U.S. v. Fitch, 97-10607 (9-23-11) (Block, Sr. D.J., with N. Smith; dissent by Goodwin).
Can a court sentence for a murder proved by clear and convincing evidence when the convicted offenses were fraud and money laundering? Yes, holds the 9th. The defendant here fell in love with a Colombian woman, and followed her to England. There, they continued seeing one another. By the way, he marries another woman, who agrees to follow him to Nevada. Money is transferred, and a trailer park home purchased (we all have our dreams). She and defendant go on a trip, and she is never seen again. Her money starts disappearing, family and friends do not hear from her, and even the bank starts calling. The defendant then steals an identity and marries his Colombian girlfriend. Prosecuted and convicted for numerous fraud offenses, he faces guidelines of 41 to 51 months. The court sentences him to 262 months. The 9th is troubled by the increase of sentence for an offense for which the defendant was not charged, much less convicted. The court found facts beyond clear and convincing and tied it to the fraud by stating that the murder provided the means for the fraud. The sentence was not at the top of the statutory max if all the counts ran consecutively nor was the sentence as long as murder. The 9th recognized that a court could consider all sorts of information, and so affirmed. There were no procedural errors, nor was the sentence substantively unreasonable. The 9th did seem uneasy, but deferred to the court. Goodwin, dissenting, argued that facts were found by the judge that increased the sentence and so ran afoul of the Sixth Amendment. This sentence went beyond because the murder was not charged, nor proved, and the sentence was for a crime for which he was not charged.

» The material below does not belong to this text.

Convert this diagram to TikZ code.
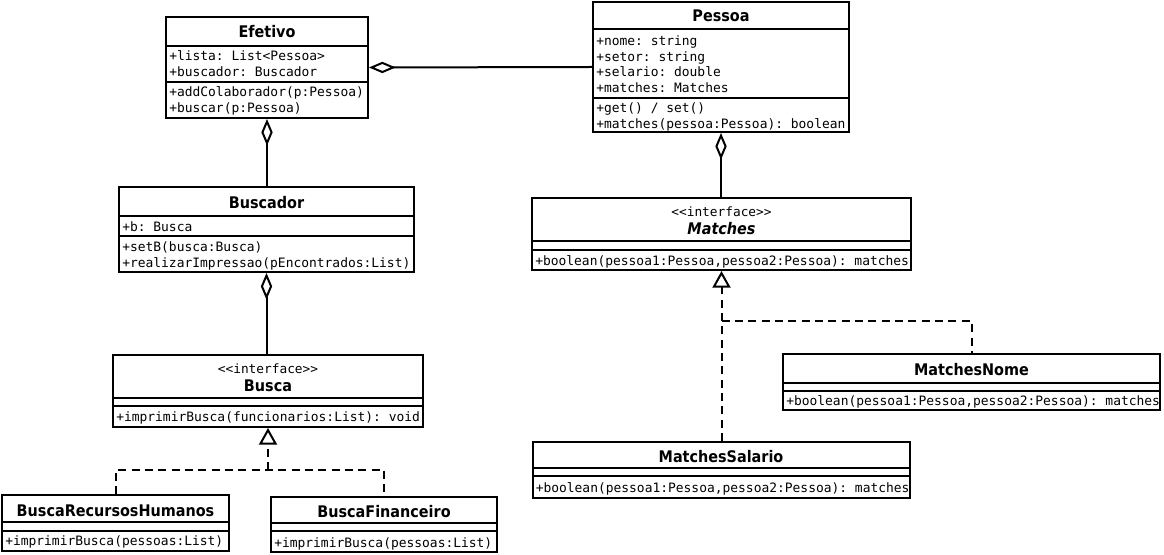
\documentclass[tikz,border=0pt]{standalone}
\usepackage{fontspec}
\setmonofont{DejaVu Sans Mono}
\newfontfamily\titlefont{DejaVu Sans Condensed}
\usetikzlibrary{arrows.meta}

\tikzset{
  classbox/.style={draw, line width=1.5pt, inner sep=0pt},
  classname/.style={inner sep=0pt, font=\titlefont\bfseries\fontsize{12}{14}\selectfont, text height=8.7pt, text depth=0pt},
  stereotype/.style={inner sep=0pt, font=\ttfamily\fontsize{9.6}{11}\selectfont, text height=6.5pt, text depth=0pt},
  member/.style={anchor=west, inner sep=0pt, font=\ttfamily\fontsize{9.7}{11.8}\selectfont, text height=7pt, text depth=1pt},
  aggregation/.style={line width=1.5pt, {Diamond[open,length=20pt,width=8.5pt]}-},
  realization/.style={line width=1.5pt, dash pattern=on 6pt off 4pt, -{Triangle[open,length=12.5pt,width=13.5pt]}},
  dashline/.style={line width=1.5pt, dash pattern=on 6pt off 4pt}
}

\begin{document}
\begin{tikzpicture}[x=0.75pt,y=-0.75pt]

\useasboundingbox (0,0) rectangle (1164,555);

% Efetivo
\node[classbox, minimum width=151.5pt, minimum height=75.75pt] (efetivo) at (267,67.5) {};
\draw[line width=1.5pt] (166,46)--(368,46);
\draw[line width=1.5pt] (166,82)--(368,82);
\node[classname] (efetivo-t) at (267,31.5) {Efetivo};
\node[member] (efetivo-a1) at (169,56.5) {+lista: List<Pessoa>};
\node[member] (efetivo-a2) at (169,73) {+buscador: Buscador};
\node[member] (efetivo-m1) at (169,93) {+addColaborador(p:Pessoa)};
\node[member] (efetivo-m2) at (169,109) {+buscar(p:Pessoa)};

% Pessoa
\node[classbox, minimum width=192pt, minimum height=97.5pt] (pessoa) at (721,67) {};
\draw[line width=1.5pt] (593,29.5)--(849,29.5);
\draw[line width=1.5pt] (593,98)--(849,98);
\node[classname] (pessoa-t) at (721,16) {Pessoa};
\node[member] (pessoa-a1) at (596,42) {+nome: string};
\node[member] (pessoa-a2) at (596,57.5) {+setor: string};
\node[member] (pessoa-a3) at (596,73) {+selario: double};
\node[member] (pessoa-a4) at (596,89) {+matches: Matches};
\node[member] (pessoa-m1) at (596,109) {+get() / set()};
\node[member] (pessoa-m2) at (596,125) {+matches(pessoa:Pessoa): boolean};

% Buscador
\node[classbox, minimum width=221.25pt, minimum height=63.75pt] (buscador) at (266.5,229.5) {};
\draw[line width=1.5pt] (119,216)--(414,216);
\draw[line width=1.5pt] (119,236)--(414,236);
\node[classname] (buscador-t) at (266.5,203) {Buscador};
\node[member] (buscador-a1) at (122,227.5) {+b: Busca};
\node[member] (buscador-m1) at (122,248) {+setB(busca:Busca)};
\node[member] (buscador-m2) at (122,263.5) {+realizarImpressao(pEncontrados:List)};

% Busca
\node[classbox, minimum width=232.5pt, minimum height=54pt] (busca) at (268,391) {};
\draw[line width=1.5pt] (113,398.5)--(423,398.5);
\draw[line width=1.5pt] (113,406.5)--(423,406.5);
\node[stereotype] (busca-s) at (268,369) {<<interface>>};
\node[classname] (busca-t) at (268,386) {Busca};
\node[member] (busca-m1) at (116,418) {+imprimirBusca(funcionarios:List): void};

% Matches
\node[classbox, minimum width=284.25pt, minimum height=54pt] (matches) at (721.5,234) {};
\draw[line width=1.5pt] (532,241.5)--(911,241.5);
\draw[line width=1.5pt] (532,250)--(911,250);
\node[stereotype] (matches-s) at (721.5,212.5) {<<interface>>};
\node[classname, font=\titlefont\bfseries\itshape\fontsize{12}{14}\selectfont] (matches-t) at (721.5,229) {Matches};
\node[member] (matches-m1) at (535,261.5) {+boolean(pessoa1:Pessoa,pessoa2:Pessoa): matches};

% BuscaRecursosHumanos
\node[classbox, minimum width=170.25pt, minimum height=42pt] (buscarh) at (115.5,523) {};
\draw[line width=1.5pt] (2,522.5)--(229,522.5);
\draw[line width=1.5pt] (2,531.5)--(229,531.5);
\node[classname] (buscarh-t) at (115.5,510.5) {BuscaRecursosHumanos};
\node[member] (buscarh-m1) at (5,542) {+imprimirBusca(pessoas:List)};

% BuscaFinanceiro
\node[classbox, minimum width=169.5pt, minimum height=41.25pt] (buscafin) at (384,524.5) {};
\draw[line width=1.5pt] (271,523.5)--(497,523.5);
\draw[line width=1.5pt] (271,531)--(497,531);
\node[classname] (buscafin-t) at (384,512) {BuscaFinanceiro};
\node[member] (buscafin-m1) at (274,544) {+imprimirBusca(pessoas:List)};

% MatchesNome
\node[classbox, minimum width=282.75pt, minimum height=42pt] (matchnome) at (971.5,382) {};
\draw[line width=1.5pt] (783,383.5)--(1160,383.5);
\draw[line width=1.5pt] (783,391.5)--(1160,391.5);
\node[classname] (matchnome-t) at (971.5,370) {MatchesNome};
\node[member] (matchnome-m1) at (786,402) {+boolean(pessoa1:Pessoa,pessoa2:Pessoa): matches};

% MatchesSalario
\node[classbox, minimum width=282.75pt, minimum height=42pt] (matchsal) at (721,470) {};
\draw[line width=1.5pt] (532.5,468.5)--(909.5,468.5);
\draw[line width=1.5pt] (532.5,476.5)--(909.5,476.5);
\node[classname] (matchsal-t) at (721,456.5) {MatchesSalario};
\node[member] (matchsal-m1) at (535.5,489) {+boolean(pessoa1:Pessoa,pessoa2:Pessoa): matches};

% connectors
\draw[aggregation] (efetivo.east)--(pessoa.west);
\draw[aggregation] (efetivo.south)--(efetivo.south |- buscador.north);
\draw[aggregation] (buscador.south)--(buscador.south |- busca.north);
\draw[aggregation] (pessoa.south)--(pessoa.south |- matches.north);

\path (busca.south) ++(0,42) coordinate (bjoin);
\draw[realization] (bjoin)--(busca.south);
\draw[dashline] (buscarh.north) |- (bjoin) -| (buscafin.north);

\path (matches.south) ++(0,50) coordinate (mjoin);
\draw[realization] (matches.south |- matchsal.north)--(matches.south);
\draw[dashline] (mjoin) -| (matchnome.north);

\end{tikzpicture}
\end{document}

U.S. v. Rivera, No. 10-50313 (9-23-11) (Korman, Sr. D.J., with Noonan and Wardlaw).
The 9th held that petty thefts can be aggravated felonies for 1326 purposes because they act as recidivist enhancements that raise the sentence of theft to more than a year. Petty theft in the California code is not a generic theft, but a modified categorical approach. Looking at the charging document, plea, and judgment, supports such a finding.
Orel wits v. Sisto, No. 09-16142 (9-22-11) (Graber with Bea; O'Scannlain concurring).
The district court ordered the state to conduct a new parole hearing. The warden appealed. Maybe the court erred in ordering the hearing; after all, the Supremes in Swarthout subsequently held that the analysis was whether some due process was followed, not the decision itself. However, the ordering of a new hearing is not a release of the petitioner. Hence, it is not a final order. There were other claims unresolved. The appeal, therefore, was dismissed for lack of jurisdiction. O'Scannlain argues that the lack of jurisdiction should be characterized as mootness in light of the fact that the hearing was held, and the petitioner received relief. O'Scannlain worries that a state could not appeal an erroneous order that stops short of ordering release.
U.S. v. Baker, No. 10-10223 (9-20-11) (Graber with Silverman and Lynn, D.J.).
The 9th affirms the sentence on a misdemeanor possession conviction (a lesser included), and the condition of suspicionless searches, but reverses the condition for DNA collection. The district court exceeded its statutory authority in ordering it. In a concurrence, Graber notes the distinction in treatment of defendants on parole and probation. Defendants on probation have slightly greater expectations of privacy than parolees. The Supremes recognize this but the 9th continues to treat the two sentences the same. A probationer may not be subject to a suspicionless search as would a parolee under Knights. Grabber calls for an en banc to recognize the distinction.
U.S. v. Dugan, No. 08-10579 (9-20-11) (Graber with O'Scannlain and Bea).
The 9th rejects a Second Amendment challenge under Heller to the offense prohibiting an unlawful user or addict of controlled substances from possessing a firearm under 922(g)(3).